Lower Great Plains implosives

Gordon, Matthew J. GordonMJ at MISSOURI.EDU
Tue Apr 1 03:44:33 UTC 2003

I think Ladefoged was thinking of Carl Sagan - "billions and billions" was a catch phrase of Sagan impressionists.

I'm very intrigued by Herb's observations. I hadn't noticed implosives in Missouri, but then I mainly listen to vowels.

I wonder if Alice or someone else could tell us whether there are acoustic cues for implosives that would be recognizable in a spectrogram.

-----Original Message-----
From:   Herbert Stahlke [mailto:hstahlke at WORLDNET.ATT.NET]
Sent:   Mon 3/31/2003 9:02 PM
Subject:             Lower Great Plains implosives

A few years ago I posted a brief comment on implosives that I've heard from
speakers from the Lower Great Plains, a label I've made up for a region
running from Oklahoma and northern Texas up to southern Nebraska and east
into Missouri and Arkansas.  This is not by way of defining an isogloss,
because I haven't surveyed the area and I don't know how far the phenomenon
extends.  I'm basing it on where the speakers I've heard are from.
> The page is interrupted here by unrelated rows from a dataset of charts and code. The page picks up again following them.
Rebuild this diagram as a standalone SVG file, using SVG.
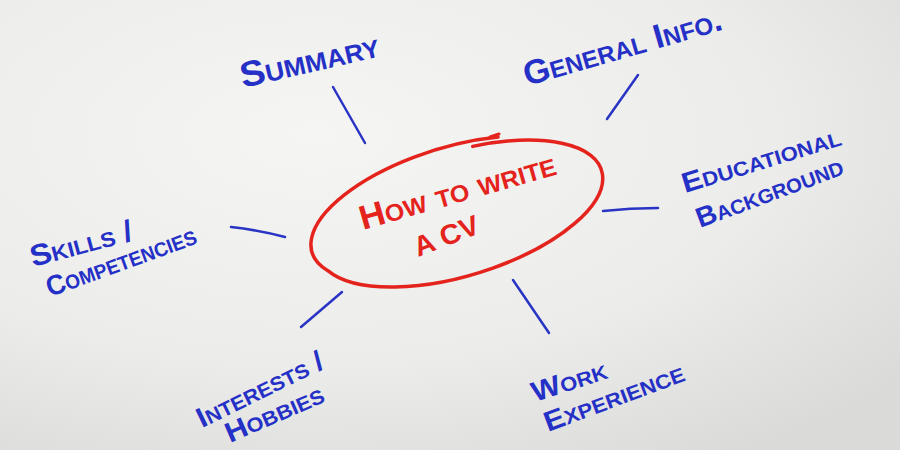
<svg xmlns="http://www.w3.org/2000/svg" width="900" height="450" viewBox="0 0 900 450">
<defs>
<radialGradient id="bg" cx="0.35" cy="0.3" r="0.85">
<stop offset="0" stop-color="#f5f5f4"/>
<stop offset="0.6" stop-color="#ececeb"/>
<stop offset="1" stop-color="#dadad9"/>
</radialGradient>
<style>
.lbl{font-family:"Liberation Sans","DejaVu Sans",sans-serif;font-weight:bold;font-variant:small-caps;fill:#2430c6;}
.ctr{font-family:"Liberation Sans","DejaVu Sans",sans-serif;font-weight:bold;font-variant:small-caps;fill:#e5231d;}
.con{stroke:#2a34c4;stroke-width:2.5;stroke-linecap:round;fill:none;}
</style>
</defs>
<rect x="0" y="0" width="900" height="450" fill="url(#bg)"/>
<g id="connectors">
<line class="con" x1="333" y1="87" x2="365" y2="143"/>
<line class="con" x1="638" y1="75" x2="607" y2="119"/>
<path class="con" d="M603,211 Q630,208 658,208"/>
<path class="con" d="M231,227 Q258,230 285,237"/>
<line class="con" x1="342" y1="292" x2="301" y2="327"/>
<line class="con" x1="513" y1="280" x2="549" y2="333"/>
</g>
<g id="center">
<path d="M498,137 A148,62 -17 0 0 328.2,270.9 A148,62 -17 1 0 472.7,146.4" fill="none" stroke="#e5231d" stroke-width="3.5" stroke-linecap="round"/>
<path d="M490,137 L499,134" fill="none" stroke="#e5231d" stroke-width="3" stroke-linecap="round"/>
<text class="ctr" font-size="34" transform="translate(363,230) rotate(-16)" textLength="203" lengthAdjust="spacingAndGlyphs">How to write</text>
<text class="ctr" font-size="28" transform="translate(418,257) rotate(-21)" textLength="68" lengthAdjust="spacingAndGlyphs">A CV</text>
</g>
<g id="summary">
<text class="lbl" font-size="36" transform="translate(243,88) rotate(-13)" textLength="142" lengthAdjust="spacingAndGlyphs">Summary</text>
</g>
<g id="general-info">
<text class="lbl" font-size="34" transform="translate(527,86) rotate(-16)" textLength="205" lengthAdjust="spacingAndGlyphs">General Info.</text>
</g>
<g id="educational-background">
<text class="lbl" font-size="28" transform="translate(685,193) rotate(-17)" textLength="165" lengthAdjust="spacingAndGlyphs">Educational</text>
<text class="lbl" font-size="28" transform="translate(700,228) rotate(-20.5)" textLength="155" lengthAdjust="spacingAndGlyphs">Background</text>
</g>
<g id="skills-competencies">
<text class="lbl" font-size="30" transform="translate(33,267) rotate(-15)" textLength="105" lengthAdjust="spacingAndGlyphs">Skills /</text>
<text class="lbl" font-size="28" transform="translate(50,297) rotate(-20)" textLength="158" lengthAdjust="spacingAndGlyphs">Competencies</text>
</g>
<g id="interests-hobbies">
<text class="lbl" font-size="28" transform="translate(202,428) rotate(-26)" textLength="138" lengthAdjust="spacingAndGlyphs">Interests /</text>
<text class="lbl" font-size="28" transform="translate(230,443) rotate(-23.5)" textLength="105" lengthAdjust="spacingAndGlyphs">Hobbies</text>
</g>
<g id="work-experience">
<text class="lbl" font-size="28" transform="translate(535,402) rotate(-18)" textLength="78" lengthAdjust="spacingAndGlyphs">Work</text>
<text class="lbl" font-size="28" transform="translate(548,432) rotate(-20.5)" textLength="148" lengthAdjust="spacingAndGlyphs">Experience</text>
</g>
</svg>
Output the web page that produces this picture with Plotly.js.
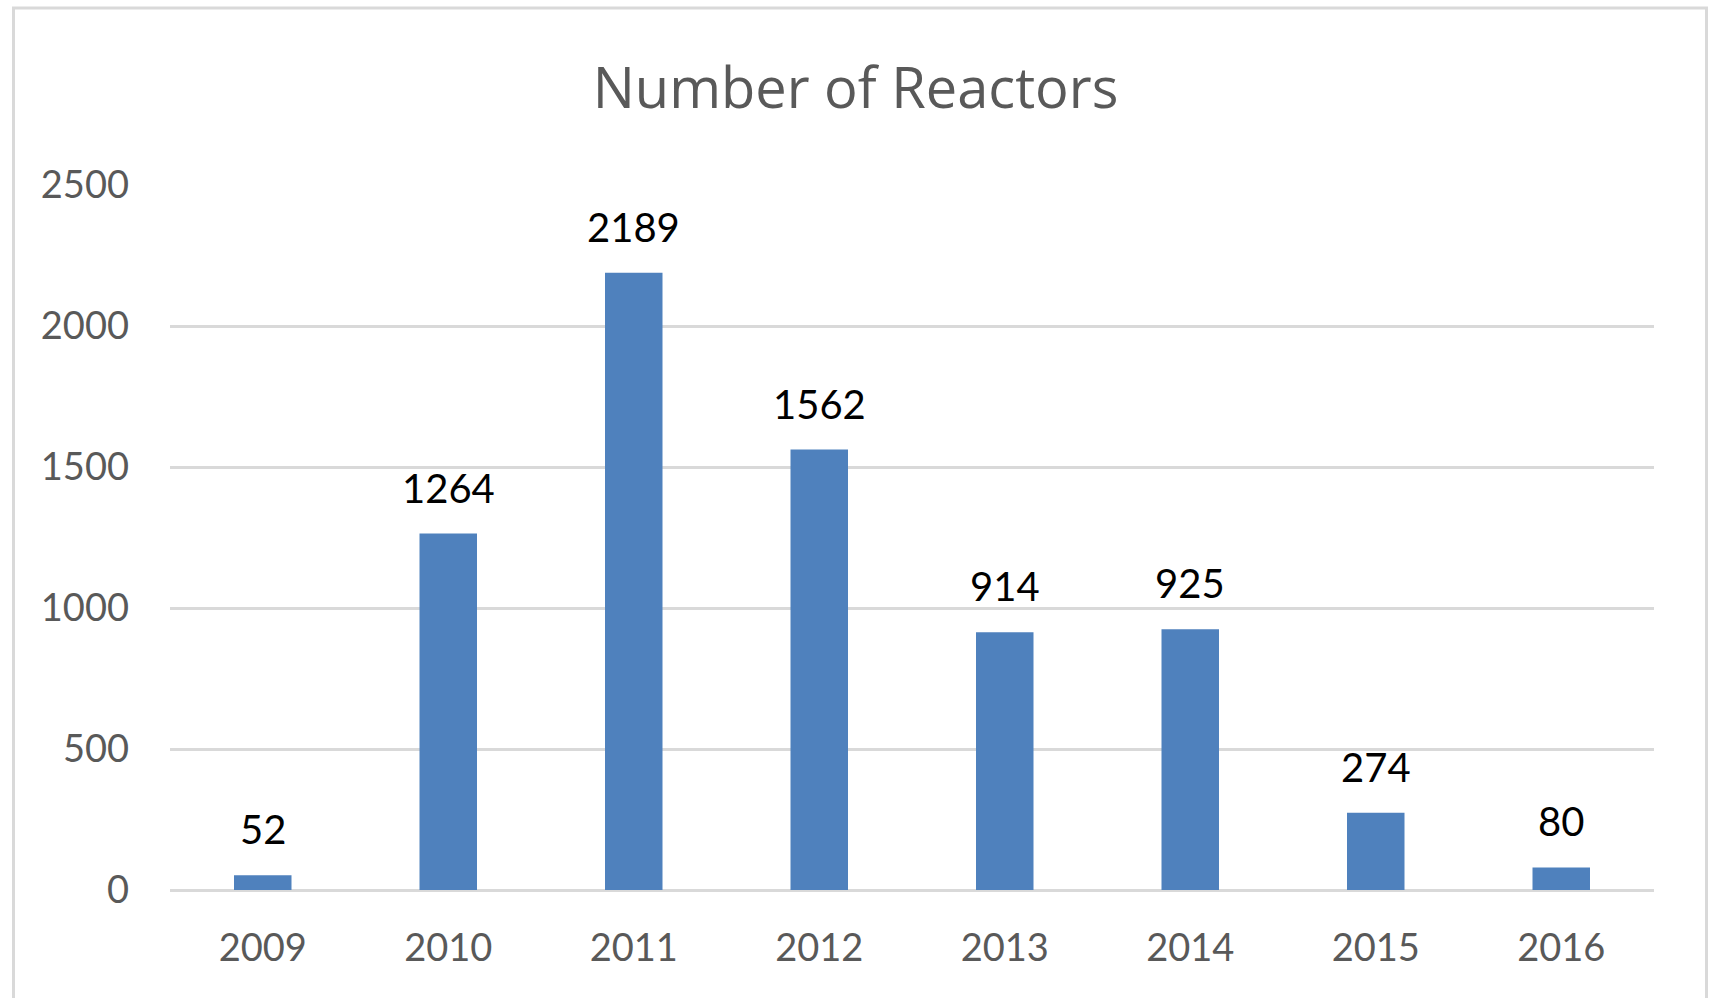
<!DOCTYPE html>
<html>
<head>
<meta charset="utf-8">
<script src="https://cdn.plot.ly/plotly-3.0.1.min.js"></script>
<style>html,body{margin:0;padding:0;background:#fff;}#chart{width:1711px;height:998px;}</style>
</head>
<body>
<div id="chart"></div>
<script>
const years = ["2009", "2010", "2011", "2012", "2013", "2014", "2015", "2016"];
const reactors = [52, 1264, 2189, 1562, 914, 925, 274, 80];
const yTicks = [0, 500, 1000, 1500, 2000, 2500];
const chartTitle = "Number of Reactors";

const W = 1711, H = 998;
const mL = 170, mR = 57, mT = 185, mB = 108;
const pw = W - mL - mR, ph = H - mT - mB;
const px2x = p => (p - mL) / pw;
const py2y = p => (H - mB - p) / ph;

const annotations = years.map((y, i) => ({
  x: i, y: reactors[i], xref: 'x', yref: 'y',
  text: String(reactors[i]), showarrow: false,
  yanchor: 'bottom', yshift: 20,
  font: {family: 'Lato, "Open Sans", sans-serif', size: 40, color: '#000000'}
}));

const data = [{
  type: 'bar', x: years, y: reactors,
  marker: {color: '#4f81bd'},
  hoverinfo: 'x+y'
}];

const layout = {
  width: W, height: H, autosize: false,
  margin: {l: mL, r: mR, t: mT, b: mB, pad: 0},
  paper_bgcolor: '#ffffff', plot_bgcolor: '#ffffff',
  showlegend: false,
  bargap: 0.69,
  title: {
    text: chartTitle, x: 0.5, xref: 'container', xanchor: 'center',
    y: 1 - 88 / H, yref: 'container', yanchor: 'middle',
    font: {family: '"Open Sans", Lato, sans-serif', size: 56, color: '#595959'}
  },
  xaxis: {
    type: 'category', range: [-0.5, years.length - 0.5],
    showgrid: false, zeroline: false, showline: false,
    ticks: '', ticklabelstandoff: 32,
    tickfont: {family: 'Lato, "Open Sans", sans-serif', size: 38, color: '#595959'}
  },
  yaxis: {
    range: [0, 2500], tickvals: yTicks, ticktext: yTicks.map(String),
    showgrid: true, gridcolor: '#d9d9d9', gridwidth: 3,
    zeroline: true, zerolinecolor: '#d9d9d9', zerolinewidth: 3,
    showline: false, ticks: '', ticklabelstandoff: 40,
    tickfont: {family: 'Lato, "Open Sans", sans-serif', size: 38, color: '#595959'}
  },
  annotations: annotations,
  shapes: [{
    type: 'rect', xref: 'paper', yref: 'paper', layer: 'below',
    x0: px2x(13.5), x1: px2x(1706.5), y0: py2y(1010), y1: py2y(8),
    line: {color: '#d9d9d9', width: 3}, fillcolor: 'rgba(0,0,0,0)'
  }]
};

Plotly.newPlot('chart', data, layout, {displayModeBar: false, staticPlot: true});
</script>
</body>
</html>
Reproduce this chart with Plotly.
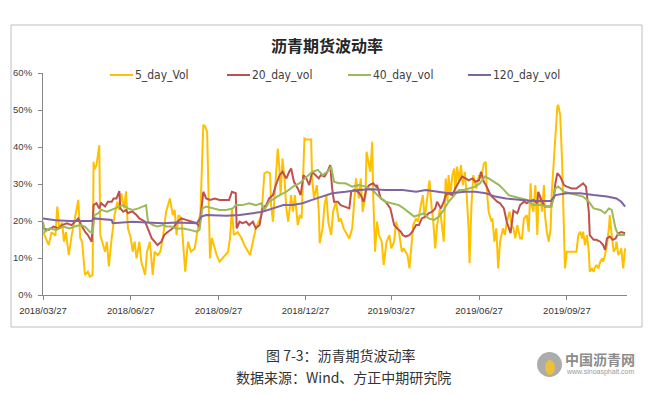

The phenomenon is that initial voiced stops in stressed syllables become
implosives.  This appears not to happen in consonant+liquid clusters, and it
doesn't happen finally or in unstressed syllables.  Ladefoged mentions that
implosives sometimes occur in English for emphasis and gives the example
"billions and billions" where both /b/ are imploded.  I haven't observed
this myself, and it doesn't sound as if he and I are referring to the same
phenomenon.  However, this is the only published reference I've seen to
implosives in English.  I've also found a reference by Fred Cummins
http://cspeech.ucd.ie/~fred/courses/phonetics/airstream1.html to an
implosive /b/ that he associates impressionistically with a Texas accent.

Does anyone know of other published or www discussions of implosives in
American English (I don't know if Ladefoged's reference is American)?